Quelle langue d’écriture est-ce pour vous, le français ?

J'écris dans la langue de mes ancêtres, ma langue depuis toujours. J'ose dire que la langue est le personnage principal de mes romans. Le français est la glaise avec laquelle je tente de sculpter de la beauté, de transmettre de la beauté. Les romans tels que je les conçois s'arc-boutent d'abord sur l'écriture, même s'ils racontent une histoire. Je ne peux véritablement avancer dans un roman tant que je n'en ai pas trouvé la forme, la musique qui en sous-tendra l'univers particulier. J'ai un rapport à la fois jouissif et douloureux avec cette langue qui est mienne, parce que j'aime la mettre à ma main tout en exaltant ses virtuosités, et qu'elle ne se laisse pas toujours faire. Le français est un instrument de musique fabuleux, et toute une vie de pratique ne parviendra pas à en épuiser les nuances.

Que signifie pour vous être devenue une autrice internationale ?

Vous me faites sourire. Je ne parviens pas à me définir de cette façon.
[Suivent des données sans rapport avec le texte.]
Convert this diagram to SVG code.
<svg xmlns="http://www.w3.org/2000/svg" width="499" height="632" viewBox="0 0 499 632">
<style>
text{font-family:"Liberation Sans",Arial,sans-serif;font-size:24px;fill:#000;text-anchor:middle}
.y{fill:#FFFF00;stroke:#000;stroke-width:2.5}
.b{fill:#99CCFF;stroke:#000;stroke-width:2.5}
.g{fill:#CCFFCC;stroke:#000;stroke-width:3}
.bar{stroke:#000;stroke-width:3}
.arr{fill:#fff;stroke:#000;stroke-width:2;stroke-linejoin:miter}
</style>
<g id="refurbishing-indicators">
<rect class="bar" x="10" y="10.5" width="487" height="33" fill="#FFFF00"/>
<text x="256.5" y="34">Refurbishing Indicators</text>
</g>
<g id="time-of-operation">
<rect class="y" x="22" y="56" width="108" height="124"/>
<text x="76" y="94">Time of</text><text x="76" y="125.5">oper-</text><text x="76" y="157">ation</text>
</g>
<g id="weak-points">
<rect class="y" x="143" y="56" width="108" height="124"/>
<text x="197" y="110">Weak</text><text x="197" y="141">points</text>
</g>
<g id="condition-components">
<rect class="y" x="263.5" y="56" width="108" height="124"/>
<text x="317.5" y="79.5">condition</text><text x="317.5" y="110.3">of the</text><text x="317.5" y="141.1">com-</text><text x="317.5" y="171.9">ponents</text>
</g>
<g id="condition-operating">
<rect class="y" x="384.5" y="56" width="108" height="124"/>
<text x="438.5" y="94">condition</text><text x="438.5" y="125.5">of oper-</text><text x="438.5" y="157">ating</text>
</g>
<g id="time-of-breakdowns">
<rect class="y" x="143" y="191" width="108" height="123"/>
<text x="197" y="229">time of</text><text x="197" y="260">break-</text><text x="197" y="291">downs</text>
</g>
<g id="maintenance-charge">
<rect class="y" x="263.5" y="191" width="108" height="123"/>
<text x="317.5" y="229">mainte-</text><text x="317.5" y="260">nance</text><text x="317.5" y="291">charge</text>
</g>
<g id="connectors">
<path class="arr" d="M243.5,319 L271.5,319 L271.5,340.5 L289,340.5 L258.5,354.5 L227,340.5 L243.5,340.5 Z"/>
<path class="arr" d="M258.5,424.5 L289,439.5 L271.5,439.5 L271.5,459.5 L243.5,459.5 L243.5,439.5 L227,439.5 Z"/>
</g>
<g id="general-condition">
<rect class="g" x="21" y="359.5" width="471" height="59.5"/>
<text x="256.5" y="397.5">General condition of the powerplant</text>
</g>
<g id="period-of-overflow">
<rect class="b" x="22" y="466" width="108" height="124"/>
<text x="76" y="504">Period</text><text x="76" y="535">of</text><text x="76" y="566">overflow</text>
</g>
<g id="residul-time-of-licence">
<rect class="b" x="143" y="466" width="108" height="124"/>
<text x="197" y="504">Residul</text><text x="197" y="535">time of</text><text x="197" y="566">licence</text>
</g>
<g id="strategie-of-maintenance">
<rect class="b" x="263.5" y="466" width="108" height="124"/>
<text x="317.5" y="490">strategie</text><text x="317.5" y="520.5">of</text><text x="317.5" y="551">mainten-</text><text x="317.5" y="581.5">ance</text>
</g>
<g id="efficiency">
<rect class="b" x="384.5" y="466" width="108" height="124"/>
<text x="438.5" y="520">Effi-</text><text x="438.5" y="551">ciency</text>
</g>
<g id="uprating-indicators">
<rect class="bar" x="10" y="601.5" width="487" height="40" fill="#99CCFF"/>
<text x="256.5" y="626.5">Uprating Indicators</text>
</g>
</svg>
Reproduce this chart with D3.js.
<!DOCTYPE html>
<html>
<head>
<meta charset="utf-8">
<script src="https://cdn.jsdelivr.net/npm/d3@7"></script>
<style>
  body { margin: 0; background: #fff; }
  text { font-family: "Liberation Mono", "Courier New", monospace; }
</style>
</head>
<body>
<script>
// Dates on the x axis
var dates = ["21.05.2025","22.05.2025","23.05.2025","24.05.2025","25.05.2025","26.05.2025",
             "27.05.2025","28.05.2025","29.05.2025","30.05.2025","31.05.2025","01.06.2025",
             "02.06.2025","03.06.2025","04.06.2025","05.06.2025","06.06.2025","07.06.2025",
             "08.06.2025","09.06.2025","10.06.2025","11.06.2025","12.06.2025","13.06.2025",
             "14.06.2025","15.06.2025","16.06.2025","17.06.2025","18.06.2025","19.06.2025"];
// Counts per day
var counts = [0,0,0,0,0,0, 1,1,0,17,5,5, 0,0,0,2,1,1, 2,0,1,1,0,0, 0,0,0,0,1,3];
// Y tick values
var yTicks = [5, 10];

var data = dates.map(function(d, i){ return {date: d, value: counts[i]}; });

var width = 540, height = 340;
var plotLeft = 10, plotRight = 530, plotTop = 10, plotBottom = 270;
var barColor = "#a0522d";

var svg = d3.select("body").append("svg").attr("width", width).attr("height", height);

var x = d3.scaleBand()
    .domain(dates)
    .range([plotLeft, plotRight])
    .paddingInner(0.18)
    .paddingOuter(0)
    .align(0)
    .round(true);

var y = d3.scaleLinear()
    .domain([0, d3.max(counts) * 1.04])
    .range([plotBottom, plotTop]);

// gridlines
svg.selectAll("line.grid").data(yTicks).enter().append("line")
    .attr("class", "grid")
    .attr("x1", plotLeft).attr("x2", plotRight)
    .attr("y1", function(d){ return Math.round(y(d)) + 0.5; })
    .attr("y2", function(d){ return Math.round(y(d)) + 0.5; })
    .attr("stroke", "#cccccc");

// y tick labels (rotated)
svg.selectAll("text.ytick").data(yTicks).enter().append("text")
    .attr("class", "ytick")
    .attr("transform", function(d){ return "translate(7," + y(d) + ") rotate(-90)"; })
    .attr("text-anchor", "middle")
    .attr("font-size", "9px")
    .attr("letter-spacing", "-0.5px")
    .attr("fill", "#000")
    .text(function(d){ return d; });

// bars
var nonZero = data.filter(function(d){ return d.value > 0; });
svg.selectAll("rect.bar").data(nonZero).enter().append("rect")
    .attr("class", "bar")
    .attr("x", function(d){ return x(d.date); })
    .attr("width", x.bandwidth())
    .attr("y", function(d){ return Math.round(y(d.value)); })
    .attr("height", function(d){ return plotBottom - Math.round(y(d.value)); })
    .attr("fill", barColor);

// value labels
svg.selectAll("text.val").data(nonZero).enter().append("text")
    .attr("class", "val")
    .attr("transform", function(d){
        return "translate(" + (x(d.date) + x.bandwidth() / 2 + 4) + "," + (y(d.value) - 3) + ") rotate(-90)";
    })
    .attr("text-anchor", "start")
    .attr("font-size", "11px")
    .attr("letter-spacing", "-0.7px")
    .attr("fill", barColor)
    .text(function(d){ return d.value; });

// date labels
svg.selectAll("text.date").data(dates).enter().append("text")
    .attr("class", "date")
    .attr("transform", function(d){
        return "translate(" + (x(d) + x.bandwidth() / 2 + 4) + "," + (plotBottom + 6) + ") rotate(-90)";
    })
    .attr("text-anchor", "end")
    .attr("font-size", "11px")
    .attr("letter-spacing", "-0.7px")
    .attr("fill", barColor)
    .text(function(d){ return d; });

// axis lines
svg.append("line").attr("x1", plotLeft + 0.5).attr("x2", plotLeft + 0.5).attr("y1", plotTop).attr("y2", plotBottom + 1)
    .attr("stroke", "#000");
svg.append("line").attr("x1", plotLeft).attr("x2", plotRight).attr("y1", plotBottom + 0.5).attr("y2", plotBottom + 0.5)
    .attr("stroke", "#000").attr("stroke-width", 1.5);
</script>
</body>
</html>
À vrai dire, quand on écrit dans une langue parlée et lue par d'autres, il semble inévitable que ça finisse par franchir les frontières imaginaires que sont les pays. Il est vrai que ça prend parfois du temps. Et que parfois ça n'arrive jamais. Je n'y peux rien, la diffusion ne m'appartient pas. Ma seule tâche est d'écrire, de bien écrire. Si je suis particulièrement ravie de l'accueil outre-frontière fait à Enlève la nuit, c'est en raison de Markus. Je trouve que la parole de Markus mérite de se rendre loin parce qu'elle peut réenchanter le lecteur et le monde, que tout en ce moment concorde à désespérer.

En mars dernier, l’ex-grande voix de France Inter Paula Jacques, présidente de ce prix prestigieux et mondial, déclarait Monique Proulx lauréate et saluait en Enlève la nuit (éditions Boréal) son roman couronné, un « très singulier, poétique et original roman ». Romancière, nouvelliste et scénariste, Monique Proulx a déjà remporté le Prix des libraires du Québec et le prix Québec-Paris pour son roman Homme invisible à la fenêtre (1993). Son roman précédent, Le sexe des étoiles (1987), a également fait l’objet en 1993 d’une adaptation cinématographique par Paule Baillargeon, en lice aux Oscars et aux Golden Globe Awards. Huitième livre (et sixième roman) de l’autrice québécoise, Enlève la nuit raconte l’histoire d’émancipation de Markus Kohen, un juif hassidique qui, au début de la vingtaine, quitte sa communauté fermée pour voler de ses propres ailes dans une métropole nord-américaine fictive.